■ **Information shown**:
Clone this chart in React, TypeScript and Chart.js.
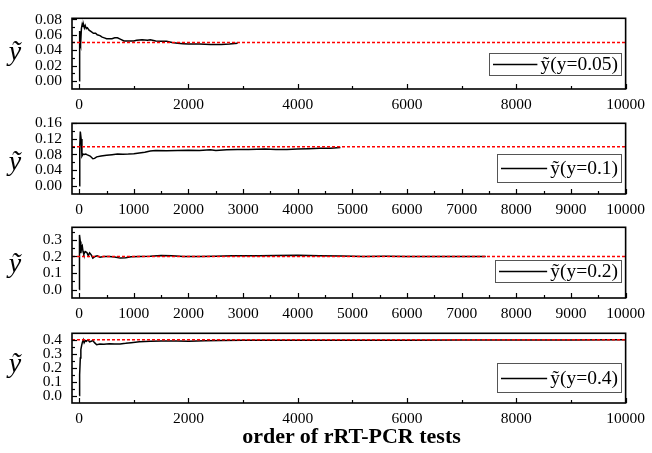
import React, { useEffect, useRef } from "react";
import { Chart, registerables } from "chart.js";
Chart.register(...registerables);

const FONT = "'Liberation Serif', 'Times New Roman', serif";

// ---------------- data ----------------
const p1X = [0, 8, 15, 25, 40, 55, 70, 80, 95, 110, 130, 150, 180, 220, 260, 300, 330, 380, 420, 460, 500, 600, 650, 700, 760, 820, 900, 1000, 1050, 1150, 1250, 1300, 1400, 1500, 1600, 1700, 1800, 1900, 2000, 2200, 2400, 2600, 2750, 2900];
const p1Y = [0, 0.065, 0.05, 0.047, 0.068, 0.074, 0.071, 0.073, 0.069, 0.072, 0.068, 0.069, 0.066, 0.064, 0.062, 0.062, 0.06, 0.059, 0.057, 0.056, 0.055, 0.055, 0.056, 0.056, 0.054, 0.052, 0.052, 0.052, 0.053, 0.0535, 0.053, 0.0535, 0.052, 0.0515, 0.0515, 0.05, 0.049, 0.0485, 0.048, 0.048, 0.0475, 0.0475, 0.048, 0.049];

const p2X = [0, 10, 20, 35, 50, 70, 90, 120, 150, 200, 250, 280, 320, 400, 500, 600, 700, 800, 900, 1000, 1100, 1200, 1300, 1400, 1600, 1800, 2000, 2200, 2400, 2500, 2700, 2900, 3100, 3400, 3600, 3800, 4000, 4200, 4400, 4600, 4780];
const p2Y = [0, 0.1, 0.139, 0.12, 0.076, 0.081, 0.08, 0.081, 0.079, 0.076, 0.069, 0.07, 0.074, 0.076, 0.078, 0.0795, 0.081, 0.0805, 0.081, 0.082, 0.084, 0.086, 0.089, 0.09, 0.0895, 0.09, 0.091, 0.0905, 0.092, 0.09, 0.092, 0.093, 0.093, 0.094, 0.093, 0.093, 0.094, 0.095, 0.096, 0.096, 0.098];

const p3X = [0, 5, 20, 30, 45, 55, 70, 85, 110, 140, 165, 190, 220, 250, 290, 330, 380, 450, 550, 650, 750, 850, 950, 1100, 1300, 1500, 1700, 1900, 2200, 2500, 2800, 3000, 3300, 3600, 4000, 4400, 4800, 5200, 5600, 6000, 6500, 7000, 7440];
const p3Y = [0, 0.33, 0.29, 0.22, 0.26, 0.265, 0.23, 0.213, 0.23, 0.224, 0.205, 0.222, 0.21, 0.19, 0.2, 0.204, 0.196, 0.2, 0.2, 0.197, 0.19, 0.192, 0.198, 0.2, 0.201, 0.206, 0.205, 0.2, 0.2, 0.201, 0.204, 0.205, 0.204, 0.206, 0.207, 0.205, 0.203, 0.2, 0.201, 0.2, 0.2, 0.2, 0.2];

const p4X = [0, 5, 10, 20, 30, 45, 60, 75, 90, 110, 130, 160, 190, 220, 250, 280, 320, 380, 450, 550, 650, 750, 850, 950, 1100, 1300, 1500, 1800, 2000, 2300, 2600, 3000, 3500, 4000, 5000, 6000, 7000, 8000, 9000, 10000];
const p4Y = [0, 0.05, 0.15, 0.27, 0.33, 0.36, 0.385, 0.4, 0.38, 0.395, 0.39, 0.4, 0.385, 0.39, 0.395, 0.38, 0.365, 0.37, 0.368, 0.372, 0.37, 0.371, 0.375, 0.38, 0.386, 0.39, 0.392, 0.392, 0.39, 0.393, 0.395, 0.397, 0.398, 0.397, 0.398, 0.398, 0.399, 0.399, 0.399, 0.4];

const targets = [0.05, 0.1, 0.2, 0.4];
const legendLabels = ["ỹ(y=0.05)", "ỹ(y=0.1)", "ỹ(y=0.2)", "ỹ(y=0.4)"];
const yAxisLabel = "ỹ";
const xAxisTitle = "order of rRT-PCR tests";

const xTicks2000 = [0, 2000, 4000, 6000, 8000, 10000];
const xMinor2000 = [1000, 3000, 5000, 7000, 9000];
const xTicks1000 = [0, 1000, 2000, 3000, 4000, 5000, 6000, 7000, 8000, 9000, 10000];
const xMinor1000 = [500, 1500, 2500, 3500, 4500, 5500, 6500, 7500, 8500, 9500];

const p1YTicks = [0, 0.02, 0.04, 0.06, 0.08];
const p1YMinor = [0.01, 0.03, 0.05, 0.07];
const p2YTicks = [0, 0.04, 0.08, 0.12, 0.16];
const p2YMinor = [0.02, 0.06, 0.1, 0.14];
const p3YTicks = [0, 0.1, 0.2, 0.3];
const p3YMinor = [0.05, 0.15, 0.25, 0.35];
const p4YTicks = [0, 0.1, 0.2, 0.3, 0.4];
const p4YMinor = [0.05, 0.15, 0.25, 0.35];

const xRange = [-132, 10000];
const yRanges = [
  [-0.0106, 0.0815],
  [-0.0213, 0.16],
  [-0.0507, 0.376],
  [-0.053, 0.447],
];
const yDecimals = [2, 2, 1, 1];

// ---------------- layout ----------------
const W = 652;
const PAD_TOP = 12;
const X_AXIS_H = 30;
const Y_AXIS_W = 72;
const PAD_RIGHT = 21;

const panels = [
  { xs: p1X, ys: p1Y, xt: xTicks2000, xm: xMinor2000, yt: p1YTicks, ym: p1YMinor, top: 11, bottom: 89, labelY: 60, legend: { l: 489, t: 53, r: 621, b: 75 } },
  { xs: p2X, ys: p2Y, xt: xTicks1000, xm: xMinor1000, yt: p2YTicks, ym: p2YMinor, top: 116, bottom: 194, labelY: 170, legend: { l: 497, t: 154, r: 621, b: 182 } },
  { xs: p3X, ys: p3Y, xt: xTicks1000, xm: xMinor1000, yt: p3YTicks, ym: p3YMinor, top: 220, bottom: 298, labelY: 272, legend: { l: 495, t: 260, r: 621, b: 282 } },
  { xs: p4X, ys: p4Y, xt: xTicks2000, xm: xMinor2000, yt: p4YTicks, ym: p4YMinor, top: 326, bottom: 403, labelY: 372, legend: { l: 497, t: 363, r: 621, b: 392 } },
];

function Panel({ idx }: { idx: number }) {
  const ref = useRef<HTMLCanvasElement | null>(null);
  const p = panels[idx];
  const canvasTop = p.top - PAD_TOP;
  const canvasH = PAD_TOP + (p.bottom - p.top) + X_AXIS_H;

  useEffect(() => {
    if (!ref.current) return;
    const deco = {
      id: "deco" + idx,
      afterDraw(chart: any) {
        const ctx = chart.ctx;
        const a = chart.chartArea;
        const xs = chart.scales.x;
        const ysc = chart.scales.y;
        ctx.save();
        // inside tick marks
        ctx.strokeStyle = "#000";
        ctx.lineWidth = 1.2;
        const drawX = (v: number, len: number) => {
          const px = Math.round(xs.getPixelForValue(v)) + 0.5;
          ctx.beginPath();
          ctx.moveTo(px, a.bottom);
          ctx.lineTo(px, a.bottom - len);
          ctx.stroke();
        };
        const drawY = (v: number, len: number) => {
          const py = Math.round(ysc.getPixelForValue(v)) + 0.5;
          ctx.beginPath();
          ctx.moveTo(a.left, py);
          ctx.lineTo(a.left + len, py);
          ctx.stroke();
        };
        p.xt.forEach((v) => drawX(v, 5));
        p.xm.forEach((v) => drawX(v, 3));
        p.yt.forEach((v) => drawY(v, 5));
        p.ym.forEach((v) => drawY(v, 3));
        // frame
        ctx.lineWidth = 1.6;
        ctx.strokeRect(a.left, a.top, a.right - a.left, a.bottom - a.top);
        // y label
        ctx.fillStyle = "#000";
        ctx.font = `italic 28px ${FONT}`;
        ctx.textAlign = "center";
        ctx.textBaseline = "alphabetic";
        ctx.fillText(yAxisLabel, 15, p.labelY - canvasTop);
        // legend
        const L = p.legend;
        const lt = L.t - canvasTop;
        const lb = L.b - canvasTop;
        ctx.strokeStyle = "#555";
        ctx.lineWidth = 1;
        ctx.strokeRect(L.l + 0.5, lt + 0.5, L.r - L.l, lb - lt);
        ctx.font = `19.5px ${FONT}`;
        const label = legendLabels[idx];
        const tw = ctx.measureText(label).width;
        const cy = (lt + lb) / 2;
        ctx.textAlign = "left";
        ctx.textBaseline = "middle";
        const tx = L.r - 3 - tw;
        ctx.fillText(label, tx, cy + 1);
        ctx.strokeStyle = "#000";
        ctx.lineWidth = 1.5;
        ctx.beginPath();
        ctx.moveTo(L.l + 4, Math.round(cy) + 0.5);
        ctx.lineTo(tx - 3, Math.round(cy) + 0.5);
        ctx.stroke();
        ctx.restore();
      },
    };

    const chart = new Chart(ref.current, {
      type: "line",
      data: {
        datasets: [
          {
            label: "target",
            data: [
              { x: xRange[0], y: targets[idx] },
              { x: xRange[1], y: targets[idx] },
            ],
            borderColor: "#ff0000",
            borderWidth: 1.5,
            borderDash: [3, 2],
            pointRadius: 0,
          },
          {
            label: legendLabels[idx],
            data: p.xs.map((x, i) => ({ x, y: p.ys[i] })),
            borderColor: "#000",
            borderWidth: 1.5,
            pointRadius: 0,
            tension: 0,
          },
        ],
      },
      options: {
        responsive: false,
        maintainAspectRatio: false,
        animation: false,
        events: [],
        layout: { padding: { top: PAD_TOP, right: PAD_RIGHT, left: 0, bottom: 0 } },
        plugins: { legend: { display: false }, tooltip: { enabled: false } },
        scales: {
          x: {
            type: "linear",
            min: xRange[0],
            max: xRange[1],
            afterBuildTicks: (s: any) => {
              s.ticks = p.xt.map((v) => ({ value: v }));
            },
            afterFit: (s: any) => {
              s.height = X_AXIS_H;
            },
            grid: { display: false, drawTicks: false },
            border: { display: false },
            ticks: {
              autoSkip: false,
              maxRotation: 0,
              padding: 7,
              color: "#000",
              font: { family: FONT, size: 15.5 },
              callback: (v: any) => String(v),
            },
          },
          y: {
            type: "linear",
            min: yRanges[idx][0],
            max: yRanges[idx][1],
            afterBuildTicks: (s: any) => {
              s.ticks = p.yt.map((v) => ({ value: v }));
            },
            afterFit: (s: any) => {
              s.width = Y_AXIS_W;
            },
            grid: { display: false, drawTicks: false },
            border: { display: false },
            ticks: {
              autoSkip: false,
              padding: 10,
              color: "#000",
              font: { family: FONT, size: 15.5 },
              callback: (v: any) => Number(v).toFixed(yDecimals[idx]),
            },
          },
        },
      },
      plugins: [deco],
    } as any);
    return () => chart.destroy();
  }, [idx]);

  return (
    <canvas
      ref={ref}
      width={W}
      height={canvasH}
      style={{ position: "absolute", left: 0, top: canvasTop, width: W, height: canvasH }}
    />
  );
}

export default function App() {
  return (
    <div style={{ position: "absolute", left: 0, top: 0, width: W, height: 453, background: "#fff" }}>
      {panels.map((_, i) => (
        <Panel key={i} idx={i} />
      ))}
      <div
        style={{
          position: "absolute",
          left: Y_AXIS_W,
          width: W - Y_AXIS_W - PAD_RIGHT,
          top: 424,
          lineHeight: "24px",
          textAlign: "center",
          fontFamily: FONT,
          fontWeight: "bold",
          fontSize: 22,
          color: "#000",
        }}
      >
        {xAxisTitle}
      </div>
    </div>
  );
}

■ **Exercise instructions**: Your task is to return the lines above, from the first one up to and including the line containing "0.096, 0.096, 0.098];", minus any pictures.

■ **Output**:
Clone this chart in React, TypeScript and Chart.js.
import React, { useEffect, useRef } from "react";
import { Chart, registerables } from "chart.js";
Chart.register(...registerables);

const FONT = "'Liberation Serif', 'Times New Roman', serif";

// ---------------- data ----------------
const p1X = [0, 8, 15, 25, 40, 55, 70, 80, 95, 110, 130, 150, 180, 220, 260, 300, 330, 380, 420, 460, 500, 600, 650, 700, 760, 820, 900, 1000, 1050, 1150, 1250, 1300, 1400, 1500, 1600, 1700, 1800, 1900, 2000, 2200, 2400, 2600, 2750, 2900];
const p1Y = [0, 0.065, 0.05, 0.047, 0.068, 0.074, 0.071, 0.073, 0.069, 0.072, 0.068, 0.069, 0.066, 0.064, 0.062, 0.062, 0.06, 0.059, 0.057, 0.056, 0.055, 0.055, 0.056, 0.056, 0.054, 0.052, 0.052, 0.052, 0.053, 0.0535, 0.053, 0.0535, 0.052, 0.0515, 0.0515, 0.05, 0.049, 0.0485, 0.048, 0.048, 0.0475, 0.0475, 0.048, 0.049];

const p2X = [0, 10, 20, 35, 50, 70, 90, 120, 150, 200, 250, 280, 320, 400, 500, 600, 700, 800, 900, 1000, 1100, 1200, 1300, 1400, 1600, 1800, 2000, 2200, 2400, 2500, 2700, 2900, 3100, 3400, 3600, 3800, 4000, 4200, 4400, 4600, 4780];
const p2Y = [0, 0.1, 0.139, 0.12, 0.076, 0.081, 0.08, 0.081, 0.079, 0.076, 0.069, 0.07, 0.074, 0.076, 0.078, 0.0795, 0.081, 0.0805, 0.081, 0.082, 0.084, 0.086, 0.089, 0.09, 0.0895, 0.09, 0.091, 0.0905, 0.092, 0.09, 0.092, 0.093, 0.093, 0.094, 0.093, 0.093, 0.094, 0.095, 0.096, 0.096, 0.098];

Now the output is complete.